**Task:** Repeat, exactly and only, the lines from the beginning of the data through the line with "null, null, 12.0];". Pictures are left out.

**Dataset excerpt:**
## Begin

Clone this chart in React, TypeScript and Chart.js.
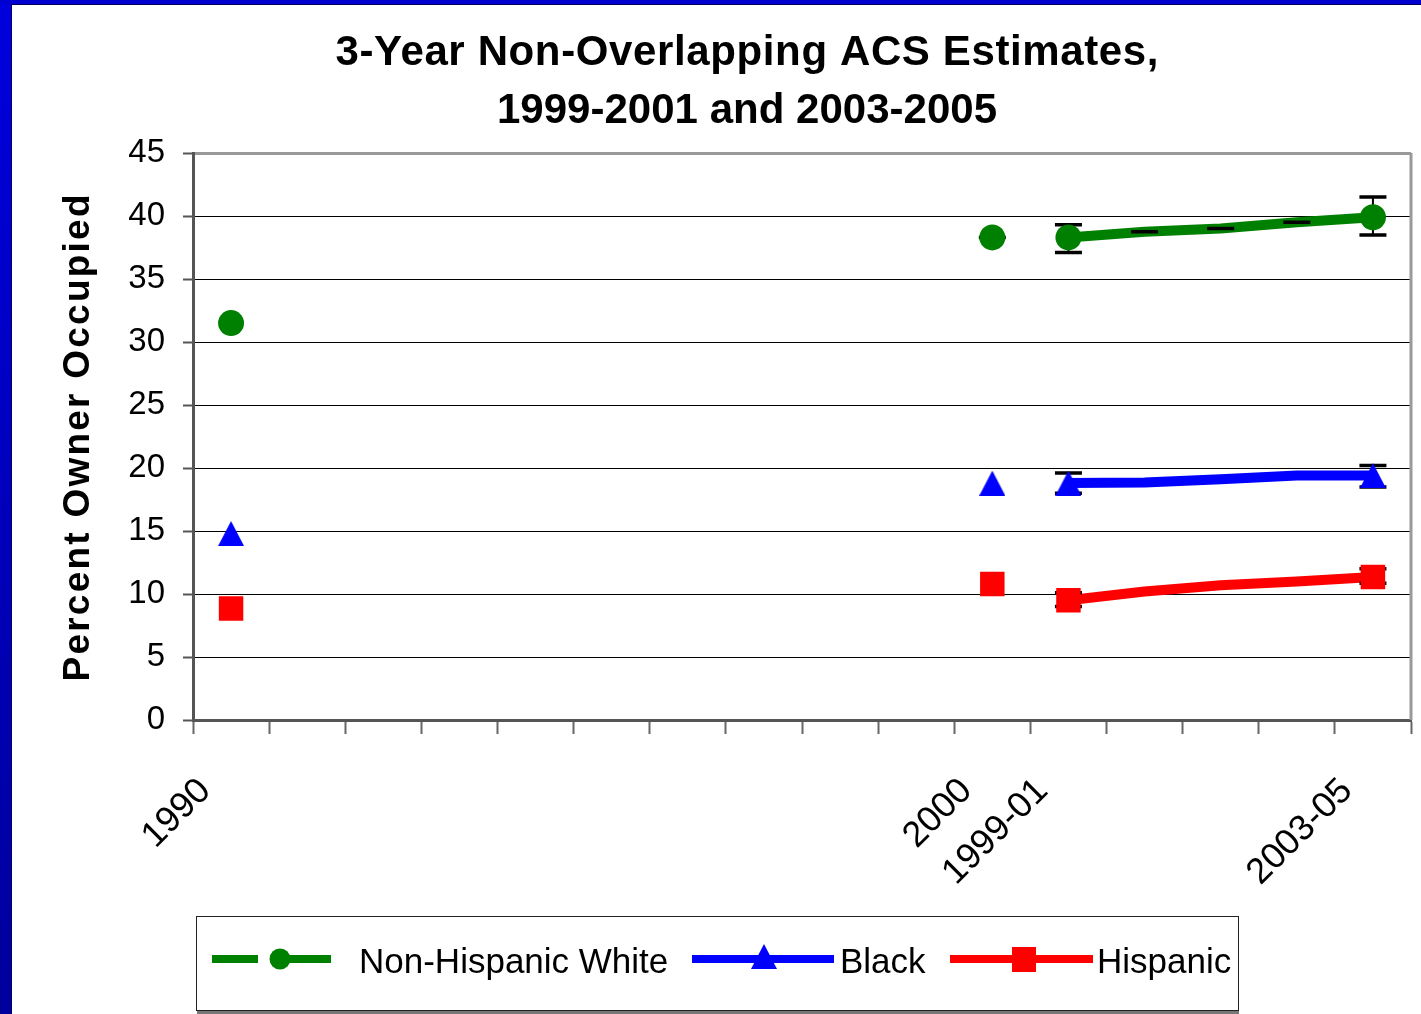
import React, { useEffect, useRef } from 'react';
import { Chart, registerables } from 'chart.js';

Chart.register(...registerables);

// ---------- data ----------
const titleLines = ['3-Year Non-Overlapping ACS Estimates,', '1999-2001 and 2003-2005'];
const yAxisTitle = 'Percent Owner Occupied';
const categories = ['1990', '', '', '', '', '', '', '', '', '', '2000', '1999-01', '', '', '', '2003-05'];
const seriesNames = ['Non-Hispanic White', 'Black', 'Hispanic'];
const seriesColors = ['#008000', '#0000FF', '#FF0000'];

const whiteValues = [31.5, null, null, null, null, null, null, null, null, null, 38.3, 38.3, 38.75, 39.0, 39.5, 39.9];
const blackValues = [14.8, null, null, null, null, null, null, null, null, null, 18.8, 18.8, 18.85, 19.1, 19.4, 19.4];
const hispanicValues = [8.85, null, null, null, null, null, null, null, null, null, 10.8, 9.5, 10.2, 10.7, 11.0, 11.35];

const whiteErrLow = [null, null, null, null, null, null, null, null, null, null, 38.3, 37.1, 38.75, 39.0, 39.5, 38.5];
const whiteErrHigh = [null, null, null, null, null, null, null, null, null, null, 38.3, 39.3, 38.75, 39.0, 39.5, 41.5];
const blackErrLow = [null, null, null, null, null, null, null, null, null, null, null, 18.0, null, null, null, 18.5];
const blackErrHigh = [null, null, null, null, null, null, null, null, null, null, null, 19.6, null, null, null, 20.2];
const hispanicErrLow = [null, null, null, null, null, null, null, null, null, null, null, 9.0, null, null, null, 10.85];
const hispanicErrHigh = [null, null, null, null, null, null, null, null, null, null, null, 10.1, null, null, null, 12.0];

const markerIndices = [0, 10, 11, 15];
const acsStartIndex = 11;
const yMin = 0;
const yMax = 45;
const yStep = 5;

// ---------- helpers ----------
const FONT = "'Liberation Sans', Arial, Helvetica, sans-serif";

function makeTriangle(w: number, h: number, color: string): HTMLCanvasElement {
  const c = document.createElement('canvas');
  c.width = w;
  c.height = h;
  const g = c.getContext('2d')!;
  g.fillStyle = color;
  g.beginPath();
  g.moveTo(w / 2, 0);
  g.lineTo(w, h);
  g.lineTo(0, h);
  g.closePath();
  g.fill();
  return c;
}

function fitText(ctx: any, text: string, x: number, y: number, target: number) {
  ctx.letterSpacing = '0px';
  const w = ctx.measureText(text).width;
  const sp = Math.max(0, (target - w) / Math.max(1, text.length - 1));
  ctx.letterSpacing = `${sp}px`;
  ctx.fillText(text, x + sp / 2, y);
  ctx.letterSpacing = '0px';
}

const allValues = [whiteValues, blackValues, hispanicValues];
const errorSets: [Array<number | null>, Array<number | null>][] = [
  [whiteErrLow, whiteErrHigh],
  [blackErrLow, blackErrHigh],
  [hispanicErrLow, hispanicErrHigh],
];

export default function App() {
  const ref = useRef<HTMLCanvasElement | null>(null);

  useEffect(() => {
    const canvas = ref.current;
    if (!canvas) return;
    const triangle = makeTriangle(26, 25, seriesColors[1]);
    const markerRadius = (r: number) => categories.map((_, i) => (markerIndices.includes(i) ? r : 0));
    const lineData = (vals: Array<number | null>) => vals.map((v, i) => (i >= acsStartIndex ? v : null));

    const backgroundPlugin = {
      id: 'bgFrame',
      beforeDraw(chart: any) {
        const ctx = chart.ctx;
        const { width, height } = chart;
        ctx.save();
        ctx.fillStyle = '#FFFFFF';
        ctx.fillRect(0, 0, width, height);
        const grad = ctx.createLinearGradient(0, 0, 0, height);
        grad.addColorStop(0, '#0000DD');
        grad.addColorStop(1, '#00009C');
        ctx.fillStyle = grad;
        ctx.fillRect(0, 0, 11, height);
        ctx.fillStyle = '#0000D0';
        ctx.fillRect(0, 0, width, 4);
        ctx.fillStyle = '#000060';
        ctx.fillRect(11, 4, 1, height);
        ctx.fillRect(11, 4, width, 1);
        ctx.restore();
      },
    };

    const titlePlugin = {
      id: 'customTitle',
      afterDraw(chart: any) {
        const ctx = chart.ctx;
        ctx.save();
        ctx.fillStyle = '#000';
        ctx.font = `bold 42px ${FONT}`;
        ctx.textAlign = 'center';
        ctx.textBaseline = 'middle';
        const targets = [823, 500];
        titleLines.forEach((t, i) => fitText(ctx, t, 747, 53 + i * 58, targets[i]));
        ctx.translate(79, 438);
        ctx.rotate(-Math.PI / 2);
        ctx.font = `bold 37px ${FONT}`;
        fitText(ctx, yAxisTitle, 0, 0, 487);
        ctx.restore();
      },
    };

    const borderPlugin = {
      id: 'plotBorder',
      afterDraw(chart: any) {
        const { ctx, chartArea } = chart;
        ctx.save();
        ctx.strokeStyle = '#999';
        ctx.lineWidth = 3;
        ctx.beginPath();
        ctx.moveTo(chartArea.right, chartArea.top);
        ctx.lineTo(chartArea.right, chartArea.bottom);
        ctx.stroke();
        ctx.restore();
      },
    };

    const errorBarPlugin = {
      id: 'errorBars',
      afterDatasetDraw(chart: any, args: any) {
        if (args.index !== 3) return;
        const ctx = chart.ctx;
        const xs = chart.scales.x;
        const ys = chart.scales.y;
        ctx.save();
        ctx.strokeStyle = '#000';
        errorSets.forEach(([lo, hi]) => {
          lo.forEach((l, i) => {
            const h = hi[i];
            if (l == null || h == null) return;
            const px = xs.getPixelForValue(i);
            const pl = ys.getPixelForValue(l);
            const ph = ys.getPixelForValue(h);
            ctx.lineWidth = 2;
            ctx.beginPath();
            ctx.moveTo(px, pl);
            ctx.lineTo(px, ph);
            ctx.stroke();
            ctx.lineWidth = 3.5;
            ctx.beginPath();
            ctx.moveTo(px - 13.5, pl);
            ctx.lineTo(px + 13.5, pl);
            ctx.moveTo(px - 13.5, ph);
            ctx.lineTo(px + 13.5, ph);
            ctx.stroke();
          });
        });
        ctx.restore();
      },
    };

    const legendPlugin = {
      id: 'customLegend',
      afterDraw(chart: any) {
        const ctx = chart.ctx;
        ctx.save();
        ctx.fillStyle = '#777';
        ctx.fillRect(197, 1010, 1042, 4);
        ctx.strokeStyle = '#222';
        ctx.lineWidth = 1;
        ctx.strokeRect(196.5, 916.5, 1042, 94);
        const cy = 959;
        ctx.lineWidth = 8;
        ctx.strokeStyle = seriesColors[0];
        ctx.beginPath();
        ctx.moveTo(212, cy);
        ctx.lineTo(258, cy);
        ctx.moveTo(282, cy);
        ctx.lineTo(331, cy);
        ctx.stroke();
        ctx.fillStyle = seriesColors[0];
        ctx.beginPath();
        ctx.arc(280, cy, 10.5, 0, Math.PI * 2);
        ctx.fill();
        ctx.strokeStyle = seriesColors[1];
        ctx.beginPath();
        ctx.moveTo(692, cy);
        ctx.lineTo(834, cy);
        ctx.stroke();
        ctx.drawImage(triangle, 764 - 13, 944);
        ctx.strokeStyle = seriesColors[2];
        ctx.beginPath();
        ctx.moveTo(950, cy);
        ctx.lineTo(1093, cy);
        ctx.stroke();
        ctx.fillStyle = seriesColors[2];
        ctx.fillRect(1012, 947, 24, 25);
        ctx.fillStyle = '#000';
        ctx.font = `35px ${FONT}`;
        ctx.textAlign = 'left';
        ctx.textBaseline = 'alphabetic';
        ctx.fillText(seriesNames[0], 359, 973);
        ctx.fillText(seriesNames[1], 840, 973);
        ctx.fillText(seriesNames[2], 1097, 973);
        ctx.restore();
      },
    };

    const markerStyles: any[] = ['circle', triangle, 'rect'];
    const markerSizes = [13, 13, 17.3];

    const markerDatasets = allValues.map((vals, k) => ({
      label: seriesNames[k],
      data: vals,
      showLine: false,
      borderColor: seriesColors[k],
      backgroundColor: seriesColors[k],
      pointStyle: markerStyles[k],
      pointRadius: markerRadius(markerSizes[k]),
      pointBorderWidth: 0,
      pointBackgroundColor: seriesColors[k],
      pointBorderColor: seriesColors[k],
    }));
    const lineDatasets = allValues.map((vals, k) => ({
      label: seriesNames[k] + ' line',
      data: lineData(vals),
      borderColor: seriesColors[k],
      backgroundColor: seriesColors[k],
      borderWidth: 10,
      pointRadius: 0,
      spanGaps: false,
      tension: 0,
    }));

    const chart = new Chart(canvas, {
      type: 'line',
      data: {
        labels: categories,
        datasets: [...markerDatasets, ...lineDatasets] as any,
      },
      plugins: [backgroundPlugin, borderPlugin, errorBarPlugin, titlePlugin, legendPlugin],
      options: {
        animation: false,
        responsive: false,
        maintainAspectRatio: false,
        layout: { autoPadding: false, padding: { left: 0, right: 10, top: 153, bottom: 0 } },
        plugins: {
          legend: { display: false },
          title: { display: false },
          tooltip: { enabled: false },
        },
        scales: {
          x: {
            type: 'category',
            offset: true,
            afterFit: (scale: any) => {
              scale.height = 1014 - 720;
              scale.paddingLeft = 0;
              scale.paddingRight = 0;
            },
            grid: {
              display: true,
              offset: true,
              drawOnChartArea: false,
              drawTicks: true,
              tickLength: 14,
              tickWidth: 2,
              tickColor: '#666',
              color: '#666',
            },
            border: { display: true, color: '#555', width: 3 },
            ticks: {
              autoSkip: false,
              minRotation: 45,
              maxRotation: 45,
              padding: 36,
              labelOffset: -26,
              color: '#000',
              font: { family: FONT, size: 36 },
            },
          },
          y: {
            type: 'linear',
            min: yMin,
            max: yMax,
            afterFit: (scale: any) => {
              scale.width = 193;
            },
            grid: {
              drawTicks: true,
              tickLength: 10,
              tickWidth: 2,
              tickColor: '#555',
              color: (c: any) => (c.tick && c.tick.value === yMax ? '#999' : '#000'),
              lineWidth: (c: any) => (c.tick && c.tick.value === yMax ? 3 : 1),
            },
            border: { display: true, color: '#555', width: 3 },
            ticks: {
              stepSize: yStep,
              padding: 18,
              color: '#000',
              font: { family: FONT, size: 33 },
            },
            title: { display: false },
          },
        },
      } as any,
    });
    return () => chart.destroy();
  }, []);

  return (
    <div style={{ position: 'fixed', left: 0, top: 0, width: 1421, height: 1014, background: '#fff' }}>
      <canvas ref={ref} width={1421} height={1014} style={{ display: 'block' }} />
    </div>
  );
}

## End

**Task answer:**
Clone this chart in React, TypeScript and Chart.js.
import React, { useEffect, useRef } from 'react';
import { Chart, registerables } from 'chart.js';

Chart.register(...registerables);

// ---------- data ----------
const titleLines = ['3-Year Non-Overlapping ACS Estimates,', '1999-2001 and 2003-2005'];
const yAxisTitle = 'Percent Owner Occupied';
const categories = ['1990', '', '', '', '', '', '', '', '', '', '2000', '1999-01', '', '', '', '2003-05'];
const seriesNames = ['Non-Hispanic White', 'Black', 'Hispanic'];
const seriesColors = ['#008000', '#0000FF', '#FF0000'];

const whiteValues = [31.5, null, null, null, null, null, null, null, null, null, 38.3, 38.3, 38.75, 39.0, 39.5, 39.9];
const blackValues = [14.8, null, null, null, null, null, null, null, null, null, 18.8, 18.8, 18.85, 19.1, 19.4, 19.4];
const hispanicValues = [8.85, null, null, null, null, null, null, null, null, null, 10.8, 9.5, 10.2, 10.7, 11.0, 11.35];

const whiteErrLow = [null, null, null, null, null, null, null, null, null, null, 38.3, 37.1, 38.75, 39.0, 39.5, 38.5];
const whiteErrHigh = [null, null, null, null, null, null, null, null, null, null, 38.3, 39.3, 38.75, 39.0, 39.5, 41.5];
const blackErrLow = [null, null, null, null, null, null, null, null, null, null, null, 18.0, null, null, null, 18.5];
const blackErrHigh = [null, null, null, null, null, null, null, null, null, null, null, 19.6, null, null, null, 20.2];
const hispanicErrLow = [null, null, null, null, null, null, null, null, null, null, null, 9.0, null, null, null, 10.85];
const hispanicErrHigh = [null, null, null, null, null, null, null, null, null, null, null, 10.1, null, null, null, 12.0];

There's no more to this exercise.